Name the gaps in your test coverage. Untested code is fine. Untested code that’s not labelled as such is a debt.
Standing context for AI assistants is leverage. Hard invariants written down once stop being re-explained every session. The discipline is the same as writing good ADRs: capture the reasoning durably so each consumer (human or AI) doesn’t have to reconstruct it.

Ten patterns. Seven of them I knew before this project, but I knew them as names; I now know them as muscle memory. Three of them (the ADR habit, the gap-naming, the standing-context discipline) I either invented or stole during this project, and they’re the ones I’m taking forward most aggressively into the next one.

A closing note

EventHorizon was a learning project. The domain (telemetry events) was scaffolding; the plumbing was the point. I started it because I wanted to internalise the patterns of message-driven backends, not just be able to describe them. Eleven blog posts later, I think the internalisation worked.

The funny thing about writing a series of blog posts about a learning project is that the writing itself becomes part of the learning. Several of these posts forced me to articulate things I’d been treating as tacit knowledge. The “seven-step shutdown” post made me realise that I had been keeping the order in my head; writing it out exposed two ambiguities I then went back and fixed in the code. The “three strikes” post made me notice that I had no real plan for what to do with the dead-letter queue once messages started accumulating there.

The blog posts were the second test suite. Not in the sense of verifying behaviour — that’s what the unit tests are for — but in the sense of verifying understanding. If you can’t write a clean post about why a pattern is correct, you don’t understand it well enough to defend it under pressure. Writing was the pressure.

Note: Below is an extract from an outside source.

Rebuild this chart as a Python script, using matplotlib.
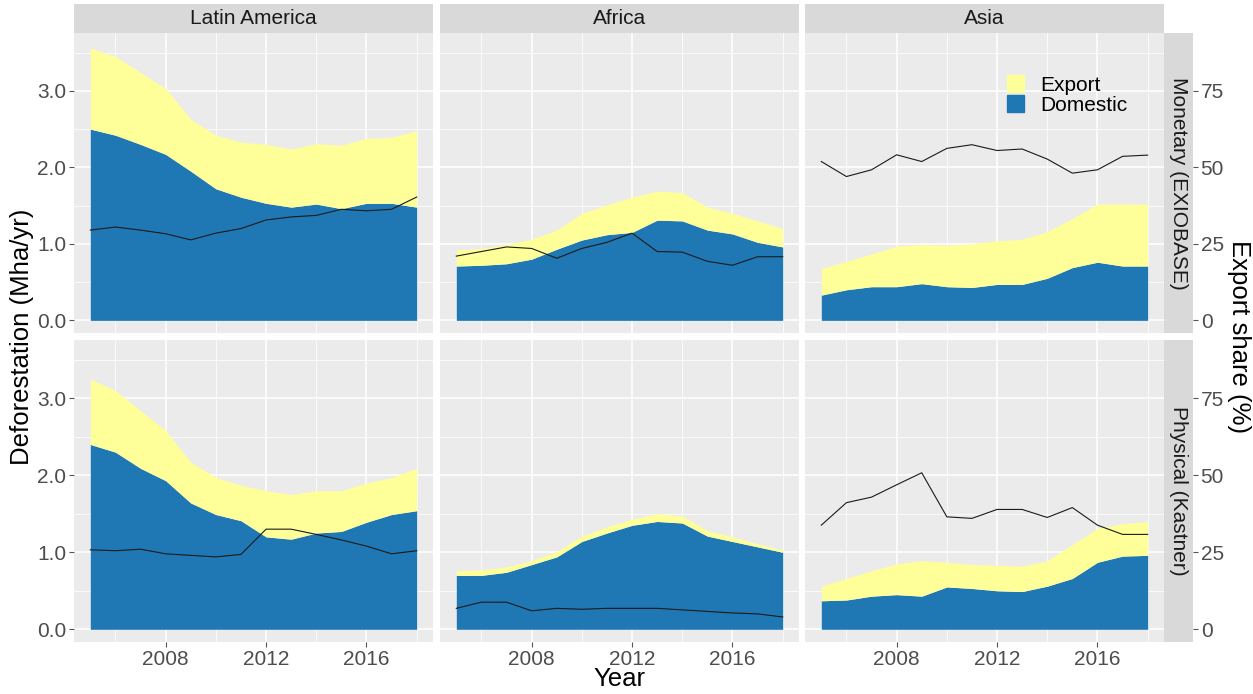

Thanks for reading the series. The code is in the repo if you want to look at it; the LEARNING_LOG has the flashcard-format study notes if you want the same content as Q&A pairs; the ADRs have the design-decision trail. Everything I wanted to leave behind from this project is on the file system, and that’s, by design, the durable artifact.

Next project starts with one assistant, one context file, and an ADR-001 titled “We will write ADRs.” The cycle continues.